UNIDENTIFIED FEMALE: I find excitement in waiting in line.

UNIDENTIFIED MALE: I don't. I feel like $1,000 easily or more to never wait in line again.

UNIDENTIFIED FEMALE: We come from Venezuela and you have to line up for everything. So $1,000 maybe.

UNIDENTIFIED MALE: I'd pay however much it takes. I'm very, very impatient. So I feel like we pay for time anyway.

UNIDENTIFIED MALE: Well, 10,000 euros, $10,000, for the rest of my life.

UNIDENTIFIED FEMALE: $260.

UNIDENTIFIED MALE: What about you?

UNIDENTIFIED MALE: I'd go for 20 bucks. I don't mind. Frankly you can do everything online at the Internet as opposed to online standing there.

(END VIDEO CLIP)

ROMANS: Hate long lines? You're going to have deal with them if you're planning to travel to Sochi for the Olympics. Here's the score. Call it the legal equivalent of jumping the turnstile. You can ride the subway for free in Moscow if you're willing to do something you may not have done since high school gym class. It's a move to build excitement for the upcoming Winter Olympics in Sochi. Phil Black has our story.

(BEGIN VIDEOTAPE)

PHIL BLACK, CNN CORRESPONDENT: Beneath the freezing streets of Moscow is the cities underground train system, the metro. It was a source of great pride to the Soviet Union. Some of its stations and platforms are spectacular. This is a recent attempt to build national pride with the metro. These people are buying tickets. With the winter Olympics coming to the Russian city of Sochi next February, the government wants people to get excited and get moving. Instead of accepting 30 rubles for a ride, about $1, this machine allows people to pay with 30 squats. We saw lots of enthusiasm, some big age differences, and some interesting techniques. Sometimes there was even lineup, but the numbers were still pretty small. There's only one squatting machine for the whole metro system that moves as many as 9 million people day. The regular ticket booths were getting a lot more traffic.

So I asked this woman, why are you lazy? Apparently that's a rude question in Russia. She denied it and accepted the challenge. I held her handbag and she squeezed out a confident 30.

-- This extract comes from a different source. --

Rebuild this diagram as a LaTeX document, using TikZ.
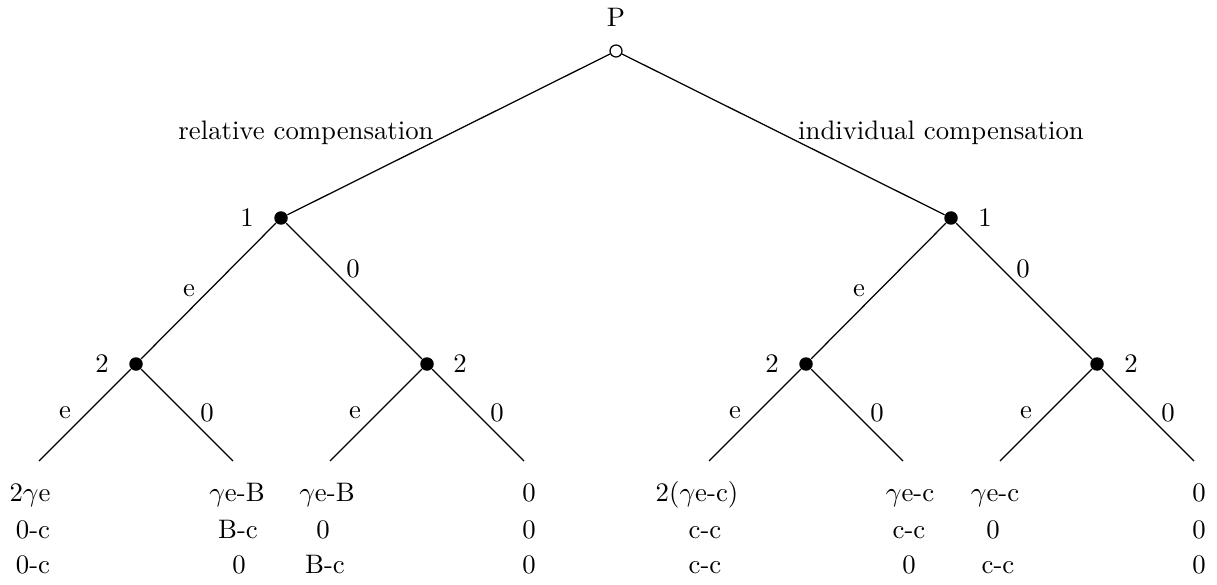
\documentclass[tikz,border=0pt]{standalone}
\begin{document}
\begin{tikzpicture}[x=0.4pt,y=-0.4pt,
  font=\fontsize{10.7}{13}\selectfont,
  dec/.style={circle,fill=black,inner sep=0pt,minimum size=5.4pt},
  root/.style={circle,draw=black,fill=white,line width=0.5pt,inner sep=0pt,minimum size=4.8pt},
  edge/.style={line width=0.5pt},
  lab/.style={inner sep=0pt,anchor=center},
  pay/.style={inner sep=0pt,anchor=base}]
\useasboundingbox (0,0) rectangle (1217,585);
% nodes
\node[root] (P) at (616,51) {};
\node[dec] (A) at (281,218) {};
\node[dec] (B) at (951,218) {};
\node[dec] (A1) at (136,364) {};
\node[dec] (A2) at (427,364) {};
\node[dec] (B1) at (806,364) {};
\node[dec] (B2) at (1097,364) {};
\coordinate (L1) at (39,461);
\coordinate (L2) at (233,461);
\coordinate (L3) at (330,461);
\coordinate (L4) at (524,461);
\coordinate (L5) at (709,461);
\coordinate (L6) at (903,461);
\coordinate (L7) at (1000,461);
\coordinate (L8) at (1194,461);
% edges
\draw[edge] (P) -- (A);
\draw[edge] (P) -- (B);
\draw[edge] (A) -- (A1);
\draw[edge] (A) -- (A2);
\draw[edge] (B) -- (B1);
\draw[edge] (B) -- (B2);
\draw[edge] (A1) -- (L1);
\draw[edge] (A1) -- (L2);
\draw[edge] (A2) -- (L3);
\draw[edge] (A2) -- (L4);
\draw[edge] (B1) -- (L5);
\draw[edge] (B1) -- (L6);
\draw[edge] (B2) -- (L7);
\draw[edge] (B2) -- (L8);
% player labels
\node[lab] (tP) at (616,17) {P};
\node[lab] (tA) at (247,218) {1};
\node[lab] (tB) at (985,218) {1};
\node[lab] (tA1) at (102,364) {2};
\node[lab] (tA2) at (460,364) {2};
\node[lab] (tB1) at (772,364) {2};
\node[lab] (tB2) at (1131,364) {2};
% action labels
\node[lab] (aRel) at (306,133) {relative compensation};
\node[lab] (aInd) at (941,133) {individual compensation};
\node[lab] (aAe) at (189,291) {e};
\node[lab] (aA0) at (353,269) {0};
\node[lab] (aBe) at (859,291) {e};
\node[lab] (aB0) at (1023,269) {0};
\node[lab] (a1e) at (65,413) {e};
\node[lab] (a10) at (207,413) {0};
\node[lab] (a2e) at (355,413) {e};
\node[lab] (a20) at (497,413) {0};
\node[lab] (a3e) at (735,413) {e};
\node[lab] (a30) at (877,413) {0};
\node[lab] (a4e) at (1026,413) {e};
\node[lab] (a40) at (1168,413) {0};
% payoffs
\node[pay] (p11) at (30,501) {2$\gamma$e};
\node[pay] (p12) at (33,538) {0-c};
\node[pay] (p13) at (33,573) {0-c};
\node[pay] (p21) at (237,501) {$\gamma$e-B};
\node[pay] (p22) at (238,538) {B-c};
\node[pay] (p23) at (239,573) {0};
\node[pay] (p31) at (327,501) {$\gamma$e-B};
\node[pay] (p32) at (323,538) {0};
\node[pay] (p33) at (325,573) {B-c};
\node[pay] (p41) at (529,501) {0};
\node[pay] (p42) at (529,538) {0};
\node[pay] (p43) at (529,573) {0};
\node[pay] (p51) at (697,501) {2($\gamma$e-c)};
\node[pay] (p52) at (705,538) {c-c};
\node[pay] (p53) at (705,573) {c-c};
\node[pay] (p61) at (910,501) {$\gamma$e-c};
\node[pay] (p62) at (909,538) {c-c};
\node[pay] (p63) at (909,573) {0};
\node[pay] (p71) at (995,501) {$\gamma$e-c};
\node[pay] (p72) at (993,538) {0};
\node[pay] (p73) at (998,573) {c-c};
\node[pay] (p81) at (1199,501) {0};
\node[pay] (p82) at (1199,538) {0};
\node[pay] (p83) at (1199,573) {0};
\end{tikzpicture}
\end{document}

Apparently you can't call other people lazy without having a go yourself. It is a bitterly cold Moscow day. What could possibly go wrong? Another popular one I have noticed, here we go, the superman. It's not counting. There's the squatting chicken. I've seen that a bit. It's popular. The dancing Cossack, pretty easy, or so I thought. And 59, 60. The man said, one more time. Annoyingly, he was right.

UNIDENTIFIED FEMALE: I did 29.

BLACK: No. I said 50.

UNIDENTIFIED FEMALE: That's what it said.

BLACK: Everyone else seemed to be much happier with the experience. They told us they'd like to see more of the machines and think it's a great way to build Olympic spirit.

Phil Black, CNN, Moscow.

(END VIDEOTAPE)

ROMANS: That's it for YOUR MONEY. We'll be back next Saturday at 9:30 a.m. and 2:00 p.m. eastern time. Have a good weekend.